When plans go awry

Posted by admin on March 25, 2010 under Attractions | Be the First to Comment

Redevelopments in Bac Ha town in Northern Vietnam have currently left the town in an unattractive state.

The road to Bac Ha is unrelentingly steep. The precipitous slopes to the side would make plenty of drivers, or rather passengers, nervous. One moment I’m nervously fretting as the driver veers around the winding mountain corners, the next, I’m spellbound by the stunning view of the valleys below and beyond.

This is a realm of total purity and unadulterated beauty – with perhaps the exception of the trucks and buses, the bane of whoever travels on Vietnam’s roads. The road zigzags up to an altitude of 1000 metres where Bac Ha town sits snugly in a valley filled with tall Samu trees, or so I seem to remember. My basic plan is to arrive, dump my bags at the hotel and head straight towards the market.

I have always loved Bac Ha market where a myriad of local communities brushes shoulders. A colourful range of traditional costumes are always on display, though it is always the Flower Mong people who catch my eye. But oddly I notice the closer to the town’s centre I get, the more mud I appear have to deal with – it’s supposed to be the other way round. It seems that the whole area is being rebuilt and most of the roads are filled with mud and building materials, which have been left in complete disarray.

Panic starts to set in as I realise I’ve left the dust and din of Hanoi for a ‘getaway weekend’ in a construction site. On the ground of the old market, several houses are being built while the ground is being paved. Meanwhile a new market is under construction. I head past this work-in-progress in search of a spot, rather desperately, where I remember charming Mong girls used to gather. But sadly they’ve moved on. Where they once stood I find a new cement bridge.
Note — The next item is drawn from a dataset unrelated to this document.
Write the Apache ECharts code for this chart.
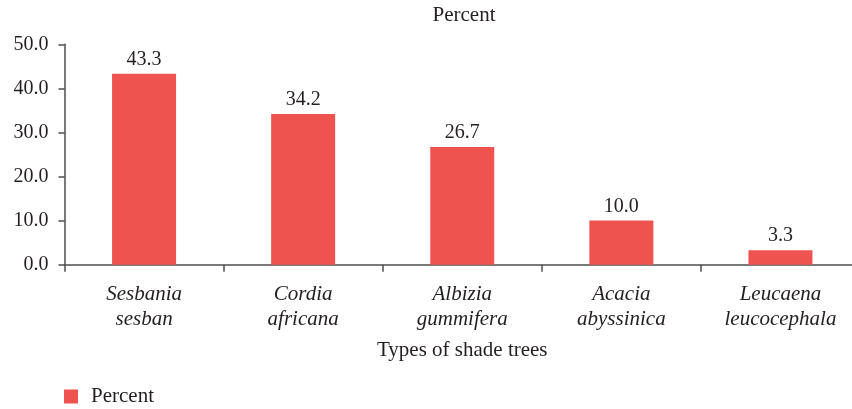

Despite the mud and dust, Mong people are still selling their embroideries and vegetables along the road. However I cannot find the corner selling horse meat, beef and pork as usual. Nor can I find the normally ubiquitous gathering of Mong men, laughing, drinking and enjoying a bowl of Thang Co, a local broth with horse meat. A horse-cart trundles past without a client. After all, who would want to travel around this dust bowl? The sight of Bac Ha market is so dull that I don’t even think to pull out my camera.

Rather crestfallen I head off to find a quiet restaurant and order some lunch. Though I haven’t eaten all morning, I don’t feel so hungry. Spotting my glum expression Lan, the owner of Ngan Nga Hotel and restaurant, offers me tea and sympathy. “I don’t know why the authorities did these stupid things,” she says. “They cut down the trees in the small park in the centre, razed it all to the ground to make a car park.

Then they filled the springs running through the town, replaced the chain-bridge with a cement one, and cut down some pine-trees on the hills. We are heart-broken to witness these changes.” The houses of the Mong King Hoang A Tuong, built with French assistance in 1920, has also been refurbished, but not for the better in Lan’s opinion. “Now it just looks like a recently built house,” adds Lan. A mystifying decision when it is supposed to be a heritage site. Lan says tourists don’t bother going inside anymore.

“If you love markets and want to see a typical market with ethnic minorities like Bac Ha was in the past, go to Can Cau market, just 15km from here,” advises Hung, Lan’s husband. “That’s where you will really see the way Mong, Dao and Tay ethnic people live.” It’s a sad day when hoteliers advise tourists to visit other towns. But as tourism is directed elsewhere, let’s hope that these other traditional markets will not suffer a similar fate to Bac Ha.